February 13, 2016

After Justice Scalia

Justice Antonin Scalia
Senator Mitch McConnell issued a statement soon after the announcement of Justice Antonin Scalia’s death. The statement, which offered no surprises, included this:
The American people‎ should have a voice in the selection of their next Supreme Court Justice. Therefore, this vacancy should not be filled until we have a new President.
This, of course, is pure partisanship. The American people have had a voice by twice electing Barack Obama to the presidency.

Senator Lindsey Graham told MSNBC that, if President Obama offers a nomination, it should be a consensus candidate, not a liberal democrat. He suggested that Senator Orrin Hatch would fit the bill!
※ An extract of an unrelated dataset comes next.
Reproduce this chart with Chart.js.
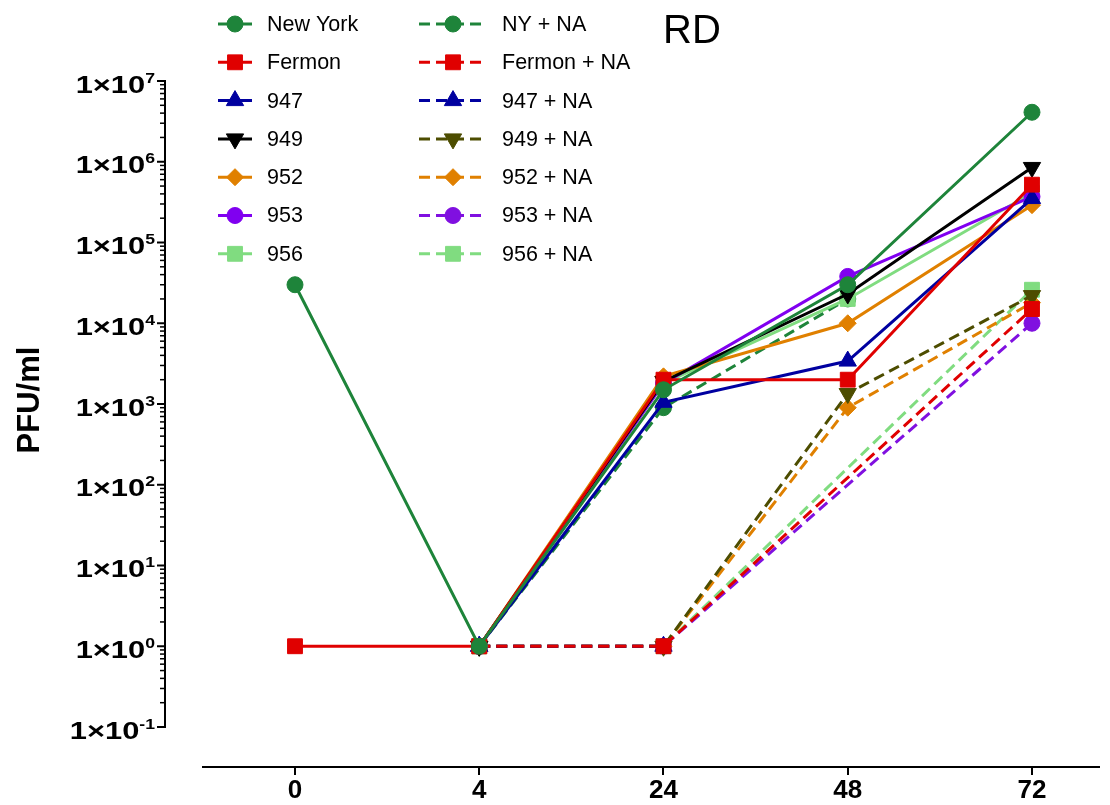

Graham, like McConnell, would prefer to see the next president nominate the next justice.

Perhaps Orrin Hatch seems like a moderate to Senator Graham compared to the far-right Republican candidates vying for their party’s nomination, but, by any objective standard, Hatch is exceedingly concervative—not at all a moderate.
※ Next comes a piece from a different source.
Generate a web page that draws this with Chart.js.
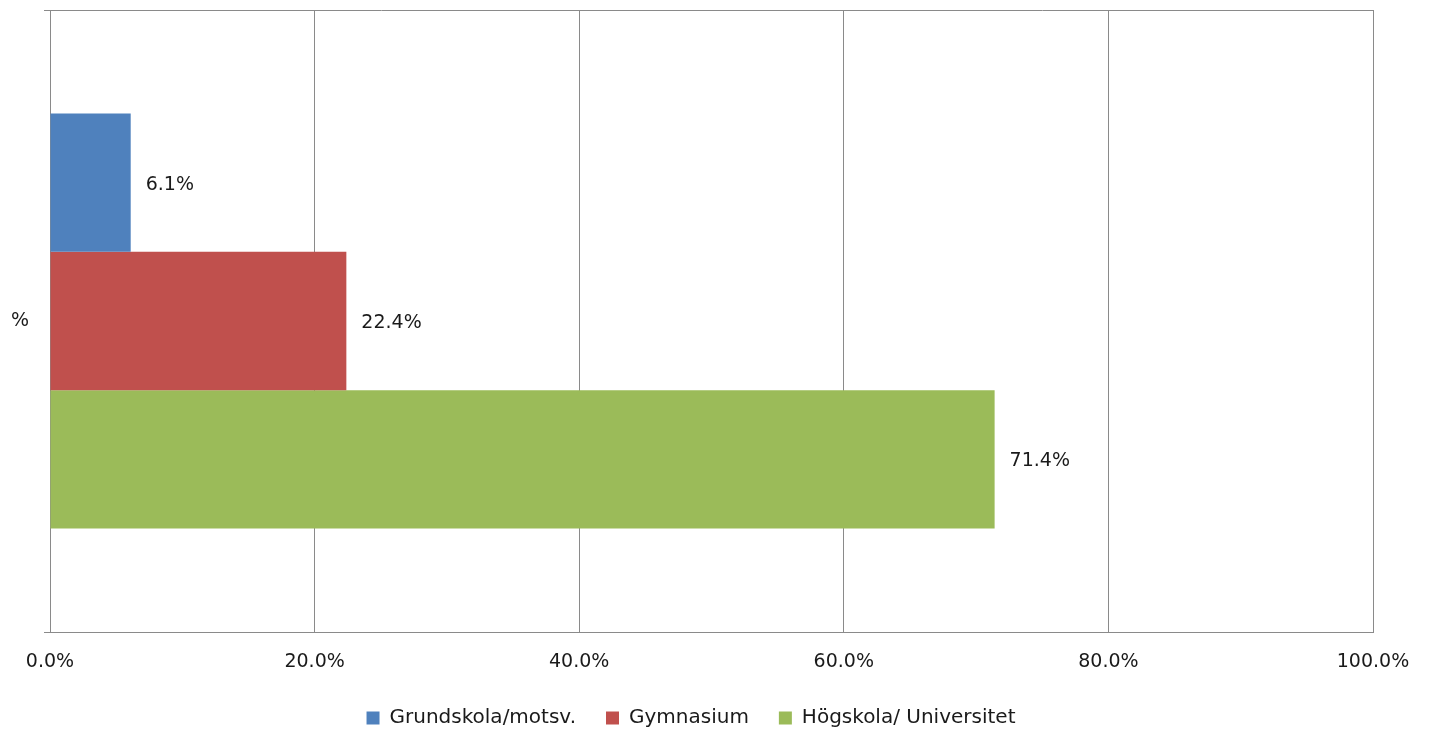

I believe that Obama should nominate an unreconstructed liberal to the Supreme Court forthwith. That person may not get through the Senate approval process, but that process will become an issue in the coming election. This will focus the mind of the electorate on what is at stake in this election.

If a Democrat becomes the next president, he or she will face much the same opposition as a liberal Democrat nominated by President Obama. Let’s get on with the constitutional process.

As if it were not already clear, the future direction of the United States of America will be determined in the next 12 months.